— START DATA EXTRACT —

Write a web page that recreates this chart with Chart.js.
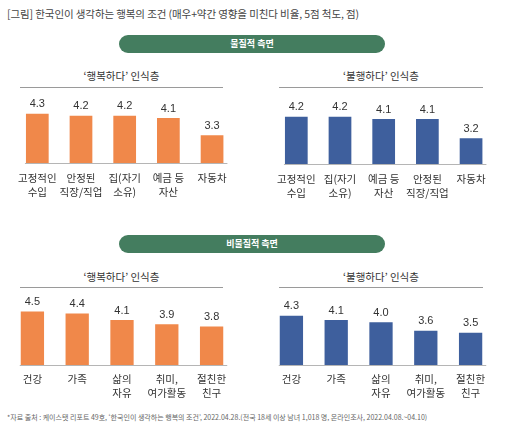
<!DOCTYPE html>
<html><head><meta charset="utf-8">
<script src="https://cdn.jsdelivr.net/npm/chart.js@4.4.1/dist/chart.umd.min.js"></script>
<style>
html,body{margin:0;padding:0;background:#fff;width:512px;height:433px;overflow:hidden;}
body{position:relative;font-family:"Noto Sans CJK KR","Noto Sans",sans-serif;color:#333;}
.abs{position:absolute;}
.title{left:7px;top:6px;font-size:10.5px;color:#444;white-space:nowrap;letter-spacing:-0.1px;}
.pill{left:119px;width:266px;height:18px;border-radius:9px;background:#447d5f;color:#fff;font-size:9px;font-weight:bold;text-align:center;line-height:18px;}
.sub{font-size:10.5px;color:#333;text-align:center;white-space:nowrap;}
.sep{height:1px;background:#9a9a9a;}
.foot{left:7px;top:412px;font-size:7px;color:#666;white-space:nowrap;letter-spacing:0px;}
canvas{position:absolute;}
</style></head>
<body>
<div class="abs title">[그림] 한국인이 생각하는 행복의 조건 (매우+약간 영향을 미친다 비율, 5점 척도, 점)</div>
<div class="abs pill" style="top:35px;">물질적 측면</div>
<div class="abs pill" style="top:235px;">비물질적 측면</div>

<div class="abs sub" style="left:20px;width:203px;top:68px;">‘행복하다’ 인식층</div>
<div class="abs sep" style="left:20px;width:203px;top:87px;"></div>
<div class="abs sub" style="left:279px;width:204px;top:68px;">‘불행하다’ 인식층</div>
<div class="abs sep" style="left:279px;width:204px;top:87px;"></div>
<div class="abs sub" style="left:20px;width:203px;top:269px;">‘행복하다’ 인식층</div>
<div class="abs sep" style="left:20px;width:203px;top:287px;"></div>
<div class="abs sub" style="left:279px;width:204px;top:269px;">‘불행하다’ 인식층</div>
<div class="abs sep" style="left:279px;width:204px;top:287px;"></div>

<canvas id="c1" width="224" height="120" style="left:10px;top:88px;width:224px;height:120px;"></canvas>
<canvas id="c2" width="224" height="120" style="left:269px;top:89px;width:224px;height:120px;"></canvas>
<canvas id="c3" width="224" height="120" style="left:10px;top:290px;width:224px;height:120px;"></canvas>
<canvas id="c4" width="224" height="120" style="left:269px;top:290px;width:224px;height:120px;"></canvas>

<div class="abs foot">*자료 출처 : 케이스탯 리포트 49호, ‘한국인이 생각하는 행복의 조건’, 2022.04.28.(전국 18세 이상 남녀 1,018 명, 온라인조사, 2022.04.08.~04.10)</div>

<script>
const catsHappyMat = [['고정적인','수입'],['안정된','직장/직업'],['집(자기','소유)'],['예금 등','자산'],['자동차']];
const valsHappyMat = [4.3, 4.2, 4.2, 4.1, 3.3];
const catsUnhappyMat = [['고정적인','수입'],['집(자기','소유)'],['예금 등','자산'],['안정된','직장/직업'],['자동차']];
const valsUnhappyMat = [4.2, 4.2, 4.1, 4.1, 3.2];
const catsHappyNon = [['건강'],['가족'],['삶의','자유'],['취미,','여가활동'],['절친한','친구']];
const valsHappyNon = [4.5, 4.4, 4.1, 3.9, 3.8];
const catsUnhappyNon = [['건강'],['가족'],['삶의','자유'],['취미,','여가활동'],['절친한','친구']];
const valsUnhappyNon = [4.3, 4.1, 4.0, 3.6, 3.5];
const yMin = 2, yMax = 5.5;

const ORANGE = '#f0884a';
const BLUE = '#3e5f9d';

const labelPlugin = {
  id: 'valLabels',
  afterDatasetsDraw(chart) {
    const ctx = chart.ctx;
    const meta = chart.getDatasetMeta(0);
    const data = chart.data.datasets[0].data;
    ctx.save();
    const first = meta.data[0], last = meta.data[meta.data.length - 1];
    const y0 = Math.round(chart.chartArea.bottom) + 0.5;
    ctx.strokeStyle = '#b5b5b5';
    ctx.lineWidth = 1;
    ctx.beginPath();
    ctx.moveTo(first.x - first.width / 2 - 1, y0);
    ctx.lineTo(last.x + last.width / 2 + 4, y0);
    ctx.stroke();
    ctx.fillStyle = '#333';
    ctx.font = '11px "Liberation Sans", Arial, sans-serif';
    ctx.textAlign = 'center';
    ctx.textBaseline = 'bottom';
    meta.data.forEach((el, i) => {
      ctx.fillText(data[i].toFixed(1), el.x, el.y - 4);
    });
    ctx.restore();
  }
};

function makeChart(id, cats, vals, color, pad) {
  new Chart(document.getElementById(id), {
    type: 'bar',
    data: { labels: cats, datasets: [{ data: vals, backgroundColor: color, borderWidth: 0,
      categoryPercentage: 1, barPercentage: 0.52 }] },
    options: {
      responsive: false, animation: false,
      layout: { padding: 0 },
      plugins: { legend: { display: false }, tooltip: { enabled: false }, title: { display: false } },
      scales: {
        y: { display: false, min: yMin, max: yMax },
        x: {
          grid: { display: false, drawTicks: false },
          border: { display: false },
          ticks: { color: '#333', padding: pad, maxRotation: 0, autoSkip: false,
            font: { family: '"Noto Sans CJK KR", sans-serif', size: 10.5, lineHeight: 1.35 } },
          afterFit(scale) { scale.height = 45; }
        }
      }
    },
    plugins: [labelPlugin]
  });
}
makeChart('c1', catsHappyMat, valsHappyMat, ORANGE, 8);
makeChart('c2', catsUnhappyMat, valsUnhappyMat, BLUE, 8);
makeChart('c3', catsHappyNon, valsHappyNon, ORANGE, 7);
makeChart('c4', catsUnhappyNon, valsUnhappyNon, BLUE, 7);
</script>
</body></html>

— END DATA EXTRACT —

- [REQUIREMENTS]
The data above should be repeated exactly, minus any pictures.

- [ANSWER TO THE TASK]
Write a web page that recreates this chart with Chart.js.
<!DOCTYPE html>
<html><head><meta charset="utf-8">
<script src="https://cdn.jsdelivr.net/npm/chart.js@4.4.1/dist/chart.umd.min.js"></script>
<style>
html,body{margin:0;padding:0;background:#fff;width:512px;height:433px;overflow:hidden;}
body{position:relative;font-family:"Noto Sans CJK KR","Noto Sans",sans-serif;color:#333;}
.abs{position:absolute;}
.title{left:7px;top:6px;font-size:10.5px;color:#444;white-space:nowrap;letter-spacing:-0.1px;}
.pill{left:119px;width:266px;height:18px;border-radius:9px;background:#447d5f;color:#fff;font-size:9px;font-weight:bold;text-align:center;line-height:18px;}
.sub{font-size:10.5px;color:#333;text-align:center;white-space:nowrap;}
.sep{height:1px;background:#9a9a9a;}
.foot{left:7px;top:412px;font-size:7px;color:#666;white-space:nowrap;letter-spacing:0px;}
canvas{position:absolute;}
</style></head>
<body>
<div class="abs title">[그림] 한국인이 생각하는 행복의 조건 (매우+약간 영향을 미친다 비율, 5점 척도, 점)</div>
<div class="abs pill" style="top:35px;">물질적 측면</div>
<div class="abs pill" style="top:235px;">비물질적 측면</div>

<div class="abs sub" style="left:20px;width:203px;top:68px;">‘행복하다’ 인식층</div>
<div class="abs sep" style="left:20px;width:203px;top:87px;"></div>
<div class="abs sub" style="left:279px;width:204px;top:68px;">‘불행하다’ 인식층</div>
<div class="abs sep" style="left:279px;width:204px;top:87px;"></div>
<div class="abs sub" style="left:20px;width:203px;top:269px;">‘행복하다’ 인식층</div>
<div class="abs sep" style="left:20px;width:203px;top:287px;"></div>
<div class="abs sub" style="left:279px;width:204px;top:269px;">‘불행하다’ 인식층</div>
<div class="abs sep" style="left:279px;width:204px;top:287px;"></div>

<canvas id="c1" width="224" height="120" style="left:10px;top:88px;width:224px;height:120px;"></canvas>
<canvas id="c2" width="224" height="120" style="left:269px;top:89px;width:224px;height:120px;"></canvas>
<canvas id="c3" width="224" height="120" style="left:10px;top:290px;width:224px;height:120px;"></canvas>
<canvas id="c4" width="224" height="120" style="left:269px;top:290px;width:224px;height:120px;"></canvas>

<div class="abs foot">*자료 출처 : 케이스탯 리포트 49호, ‘한국인이 생각하는 행복의 조건’, 2022.04.28.(전국 18세 이상 남녀 1,018 명, 온라인조사, 2022.04.08.~04.10)</div>

<script>
const catsHappyMat = [['고정적인','수입'],['안정된','직장/직업'],['집(자기','소유)'],['예금 등','자산'],['자동차']];
const valsHappyMat = [4.3, 4.2, 4.2, 4.1, 3.3];
const catsUnhappyMat = [['고정적인','수입'],['집(자기','소유)'],['예금 등','자산'],['안정된','직장/직업'],['자동차']];
const valsUnhappyMat = [4.2, 4.2, 4.1, 4.1, 3.2];
const catsHappyNon = [['건강'],['가족'],['삶의','자유'],['취미,','여가활동'],['절친한','친구']];
const valsHappyNon = [4.5, 4.4, 4.1, 3.9, 3.8];
const catsUnhappyNon = [['건강'],['가족'],['삶의','자유'],['취미,','여가활동'],['절친한','친구']];
const valsUnhappyNon = [4.3, 4.1, 4.0, 3.6, 3.5];
const yMin = 2, yMax = 5.5;

const ORANGE = '#f0884a';
const BLUE = '#3e5f9d';

const labelPlugin = {
  id: 'valLabels',
  afterDatasetsDraw(chart) {
    const ctx = chart.ctx;
    const meta = chart.getDatasetMeta(0);
    const data = chart.data.datasets[0].data;
    ctx.save();
    const first = meta.data[0], last = meta.data[meta.data.length - 1];
    const y0 = Math.round(chart.chartArea.bottom) + 0.5;
    ctx.strokeStyle = '#b5b5b5';
    ctx.lineWidth = 1;
    ctx.beginPath();
    ctx.moveTo(first.x - first.width / 2 - 1, y0);
    ctx.lineTo(last.x + last.width / 2 + 4, y0);
    ctx.stroke();
    ctx.fillStyle = '#333';
    ctx.font = '11px "Liberation Sans", Arial, sans-serif';
    ctx.textAlign = 'center';
    ctx.textBaseline = 'bottom';
    meta.data.forEach((el, i) => {
      ctx.fillText(data[i].toFixed(1), el.x, el.y - 4);
    });
    ctx.restore();
  }
};

function makeChart(id, cats, vals, color, pad) {
  new Chart(document.getElementById(id), {
    type: 'bar',
    data: { labels: cats, datasets: [{ data: vals, backgroundColor: color, borderWidth: 0,
      categoryPercentage: 1, barPercentage: 0.52 }] },
    options: {
      responsive: false, animation: false,
      layout: { padding: 0 },
      plugins: { legend: { display: false }, tooltip: { enabled: false }, title: { display: false } },
      scales: {
        y: { display: false, min: yMin, max: yMax },
        x: {
          grid: { display: false, drawTicks: false },
          border: { display: false },
          ticks: { color: '#333', padding: pad, maxRotation: 0, autoSkip: false,
            font: { family: '"Noto Sans CJK KR", sans-serif', size: 10.5, lineHeight: 1.35 } },
          afterFit(scale) { scale.height = 45; }
        }
      }
    },
    plugins: [labelPlugin]
  });
}
makeChart('c1', catsHappyMat, valsHappyMat, ORANGE, 8);
makeChart('c2', catsUnhappyMat, valsUnhappyMat, BLUE, 8);
makeChart('c3', catsHappyNon, valsHappyNon, ORANGE, 7);
makeChart('c4', catsUnhappyNon, valsUnhappyNon, BLUE, 7);
</script>
</body></html>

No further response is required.